Tax consulting services for middle market mergers and acquisitions.

Tax Due-Diligence Procedures

So you’re buying or selling a business.  How do you know whether the IRS is going to come in two years later and assess a large tax liability?  How can you be certain that the business is correctly charging sales taxes to its customers and filing in the right states? How do you confirm that the business is collecting and remitting all of its payroll taxes properly? 

That’s where Acta Consulting comes in.  Our experienced professionals will scrub down the target’s tax returns and operations to identify any suspect areas of tax reporting and compliance. Once we’ve identified those areas, we’ll work with you in the context of the transaction in order to resolve and protect you from those identified exposures. 

Mergers & Acquisition Tax Structuring

Here at Acta, we view paying taxes as a privilege.  Paying taxes means you made money, and that’s always the goal.  What we don’t like, however, is you paying any more than the absolute minimum tax liability; in the immortal words of Judge Learned Hand, there is not even a patriotic duty to increase one’s taxes.

We’ve given our governments the immense power to tax – but with that power comes the responsibility to detail the exact situations in which that power can be employed. Acta’s role is to understand where Congress has required the payment of tax and how we can arrange our clients’ affairs so as to minimize the impact of those requirements. 

 

Tax Attribute Modeling

We are firm believers that knowledge is power and when you’re in an auction process, that power creates money. From the sell-side, knowledge of your company’s tax attributes can be shared with potential buyers in order to drive the potential purchase price higher. From the buy-side, understanding and properly valuing the company’s tax attributes can put you at a competitive advantage next to the other bidders. Acta may not be able to tell you how the business will grow and what synergies can be created with your existing businesses, but we can tell you what tax attributes you’ll be acquiring and how those attributes interface with your structure and existing companies. Further, we can do it in two stages - an initial pre-LOI high-level evaluation that doesn’t kill your investigatory costs, and then a more in-depth analysis post-LOI to confirm those findings.

Section 382

Section 382 limits a loss corporation’s utilization of net operating loss carryforwards in connection with changes in ownership. What does that mean? It means that, while C corporations that have lost money historically can generally use those losses to offset future income and reduce their tax bill, if more than 50% of the ownership of that corporation changes during a three year period, a limitation is slapped on the corporation’s future use of those losses.

If you’re buying a corporation with losses, you need to understand the impact that Section 382 has on your ability to use those losses. Your Acta professional can help you understand that limit, but can also work with you to structure the acquisition to minimize its impact.

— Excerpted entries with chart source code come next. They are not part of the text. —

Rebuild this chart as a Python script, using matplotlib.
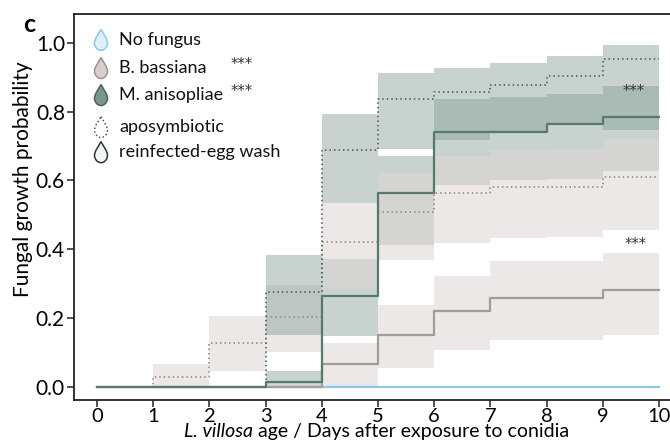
import numpy as np
import matplotlib
matplotlib.use("Agg")
import matplotlib.pyplot as plt
from matplotlib.path import Path
from matplotlib.patches import PathPatch

plt.rcParams['font.family'] = ['Lato', 'DejaVu Sans']
plt.rcParams['mathtext.fontset'] = 'custom'
plt.rcParams['mathtext.it'] = 'Lato:italic'
plt.rcParams['mathtext.rm'] = 'Lato'

# ---- data (value on each day interval [d, d+1)) ----
days = list(range(0, 11))

ma_reinf    = [0, 0, 0, 0.015, 0.265, 0.564, 0.740, 0.740, 0.763, 0.785]
ma_reinf_lo = [0, 0, 0, 0.000, 0.147, 0.412, 0.586, 0.601, 0.603, 0.627]
ma_reinf_hi = [0, 0, 0, 0.047, 0.370, 0.671, 0.835, 0.842, 0.850, 0.874]

ma_apo    = [0, 0, 0, 0.275, 0.688, 0.835, 0.856, 0.878, 0.902, 0.953]
ma_apo_lo = [0, 0, 0, 0.150, 0.535, 0.692, 0.717, 0.739, 0.762, 0.746]
ma_apo_hi = [0, 0, 0, 0.383, 0.792, 0.912, 0.926, 0.942, 0.960, 0.993]

bb_reinf    = [0, 0, 0, 0, 0.066, 0.151, 0.221, 0.259, 0.259, 0.281]
bb_reinf_lo = [0, 0, 0, 0, 0.000, 0.053, 0.107, 0.136, 0.136, 0.150]
bb_reinf_hi = [0, 0, 0, 0.008, 0.126, 0.238, 0.321, 0.365, 0.365, 0.388]

bb_apo    = [0, 0.027, 0.128, 0.204, 0.420, 0.509, 0.563, 0.581, 0.581, 0.609]
bb_apo_lo = [0, 0.000, 0.047, 0.102, 0.284, 0.368, 0.417, 0.432, 0.436, 0.455]
bb_apo_hi = [0, 0.066, 0.205, 0.296, 0.535, 0.620, 0.672, 0.688, 0.690, 0.719]

nf_reinf = [0] * 10
nf_apo = [0] * 10

xticks = list(range(0, 11))
yticks = [0.0, 0.2, 0.4, 0.6, 0.8, 1.0]

legend_labels = ["No fungus", "B. bassiana", "M. anisopliae", "aposymbiotic", "reinfected-egg wash"]
legend_stars = ["", "***", "***", "", ""]

# ---- styles ----
GREEN_FILL = "#8aa199"; GREEN_A = 0.47
PINK_FILL = "#ded7d5"; PINK_A = 0.57
GREEN_LINE = "#587a6d"; GREEN_DOT = "#4f6b62"
BROWN_LINE = "#a69b98"; BROWN_DOT = "#9a8e8b"
BLUE = "#8cc8ea"
DOTS = (0, (0.8, 1.7))
STAR_FONT = dict(family='DejaVu Sans', fontsize=10.5, color='#333333')

def ext(v):
    return list(v) + [v[-1]]

fig = plt.figure(figsize=(6.7, 4.47), dpi=100)
ax = fig.add_axes([74/670, 47/447, 596/670, 386/447])

ax.fill_between(days, ext(ma_reinf_lo), ext(ma_reinf_hi), step='post', color=GREEN_FILL, alpha=GREEN_A, lw=0)
ax.fill_between(days, ext(bb_apo_lo), ext(bb_apo_hi), step='post', color=PINK_FILL, alpha=PINK_A, lw=0)
ax.fill_between(days, ext(ma_apo_lo), ext(ma_apo_hi), step='post', color=GREEN_FILL, alpha=GREEN_A, lw=0)
ax.fill_between(days, ext(bb_reinf_lo), ext(bb_reinf_hi), step='post', color=PINK_FILL, alpha=PINK_A, lw=0)

ax.step(days, ext(nf_apo), where='post', color=BLUE, lw=1.3, ls=DOTS)
ax.step(days, ext(nf_reinf), where='post', color=BLUE, lw=1.6)
ax.step(days, ext(bb_apo), where='post', color=BROWN_DOT, lw=1.3, ls=DOTS)
ax.step(days, ext(bb_reinf), where='post', color=BROWN_LINE, lw=1.6)
ax.step(days, ext(ma_apo), where='post', color=GREEN_DOT, lw=1.3, ls=DOTS)
ax.step(days, ext(ma_reinf), where='post', color=GREEN_LINE, lw=1.6)

ax.text(9.55, 0.858, "***", ha='center', va='center', **STAR_FONT)
ax.text(9.58, 0.414, "***", ha='center', va='center', **STAR_FONT)

ax.set_xlim(-0.409, 10.196)
ax.set_ylim(-0.0387, 1.0835)
ax.set_xticks(xticks)
ax.set_yticks(yticks)
ax.set_yticklabels([f"{v:.1f}" for v in yticks])
ax.tick_params(labelsize=15, length=5, width=1.1, color='#222222', pad=1.5)
ax.tick_params(axis='x', labelsize=14.5, pad=0.5)
ax.spines['right'].set_visible(False)
for s in ['left', 'bottom', 'top']:
    ax.spines[s].set_linewidth(1.3)
    ax.spines[s].set_color('#222222')

ax.set_ylabel("Fungal growth probability", fontsize=15)
ax.yaxis.set_label_coords(-0.069, 0.572)
ax.set_xlabel("L. villosa age / Days after exposure to conidia", fontsize=14, alpha=0)
ax.xaxis.set_label_coords(0.508, -0.060)
# visible x label built from an italic and an upright part
lab_y = -0.060
t1 = ax.text(0, lab_y, "L. villosa", transform=ax.transAxes, fontsize=14, style='italic', va='top', ha='left')
t2 = ax.text(0, lab_y, " age / Days after exposure to conidia", transform=ax.transAxes, fontsize=14, va='top', ha='left')
fig.canvas.draw()
r = fig.canvas.get_renderer()
w1 = t1.get_window_extent(r).width
w2 = t2.get_window_extent(r).width
axw = ax.get_window_extent(r).width
x0 = 0.508 - (w1 + w2) / 2 / axw
t1.set_x(x0)
t2.set_x(x0 + w1 / axw)
ax.xaxis.label.set_visible(False)

# ---- legend with drop icons ----
drop_verts = [(0, 0.5), (0.1, 0.3), (0.3, 0.05), (0.3, -0.15),
              (0.3, -0.35), (0.15, -0.5), (0, -0.5),
              (-0.15, -0.5), (-0.3, -0.35), (-0.3, -0.15),
              (-0.3, 0.05), (-0.1, 0.3), (0, 0.5), (0, 0.5)]
drop_codes = [Path.MOVETO] + [Path.CURVE4] * 12 + [Path.CLOSEPOLY]
W, H = 13/596, 21/386
drop_styles = [
    dict(fc="#dff0fa", ec=BLUE, ls='-'),
    dict(fc="#d8cdca", ec="#a0918d", ls='-'),
    dict(fc="#7b968b", ec="#4a665b", ls='-'),
    dict(fc="white", ec="#555555", ls=(0, (1, 1.5))),
    dict(fc="#f4f6f6", ec="#263836", ls='-'),
]
rows_y = [0.933, 0.860, 0.790, 0.707, 0.642]
for yy, lab, st, sty in zip(rows_y, legend_labels, legend_stars, drop_styles):
    v = [(cx * W / 0.6 + 0.0453, cy * H + yy) for cx, cy in drop_verts]
    p = PathPatch(Path(v, drop_codes), transform=ax.transAxes, facecolor=sty['fc'],
                  edgecolor=sty['ec'], lw=1.1, ls=sty['ls'], clip_on=False, zorder=5)
    ax.add_patch(p)
    ax.text(0.0755, yy, lab, transform=ax.transAxes, fontsize=13, va='center', ha='left', color='#111111')
    if st:
        ax.text(0.262, yy + 0.010, st, transform=ax.transAxes, va='center', ha='left', **STAR_FONT)

fig.text(0.043, 0.946, "c", fontsize=18, fontweight='bold', ha='center', va='center')

fig.savefig("out.png", dpi=100)
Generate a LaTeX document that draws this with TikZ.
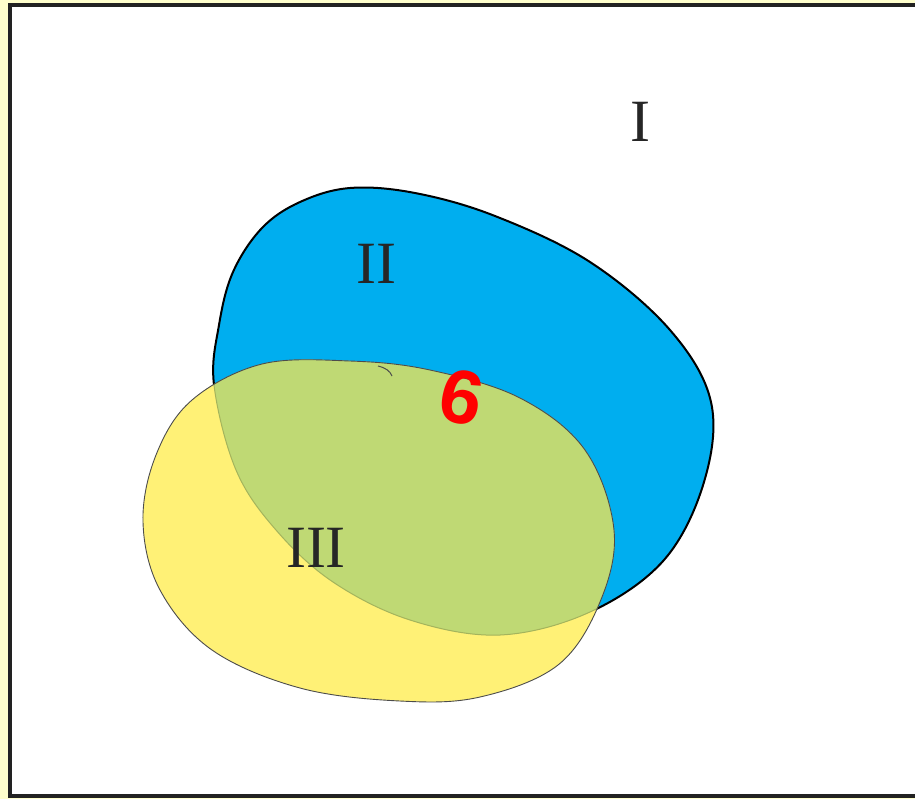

Stock vs. Asset Acquisition Analysis

All of Acta’s clients know that buying assets is better than buying stock because you get a basis step-up and you get to invest in a pass-through. But an asset sale can result in adverse consequences for a seller. Acta advisors have experience not only in analyzing the benefits and detriments of an asset purchase, but in manipulating the basic asset sale structure so as to maximize the benefit for the buyer and minimizing the detriment for the seller.

If you’re evaluating an acquisition and are torn between an asset or a stock deal, or if you’d like to do an asset deal, but the price seems too high, contact your Acta professional to see if we can help.

Section 280G

The “golden parachute” rules of Sections 280G and 4999 come into play for certain individuals that receive compensation in connection with the transaction that equals or exceeds three times the individual’s average compensation for the portion of the past five years that they have worked for the corporation. Those payments characterized as “golden parachute payments” are subject to a 20% excise tax and the target corporation is denied a deduction for such payments. Which individuals the provisions apply to, how is compensation determined, and what is considered average compensation is all subject to the vagaries of the Section 280G regulations.

Carried Interest Planning

If you make your living from a carried interest in a fund, you’ve heard of the three-year rule – unlike normal investments, which have a one-year period in order to be taxed at favorable long-term capital gain rates (20%, federal), if you’ve held your investment for less than three years, you get taxed at the short-term capital gain rates (37%, federal).  

Kind of. It turns out that, like most things tax related, the devil is in the details. There are loopholes that provide opportunities for nearly any investor to avoid the three-year rule if they prepare for a disposition at the time of the initial investment.  Acta Consulting helps to structure acquisitions with an eye towards ultimate disposition, preparing for the possibility that that disposition will be within three years.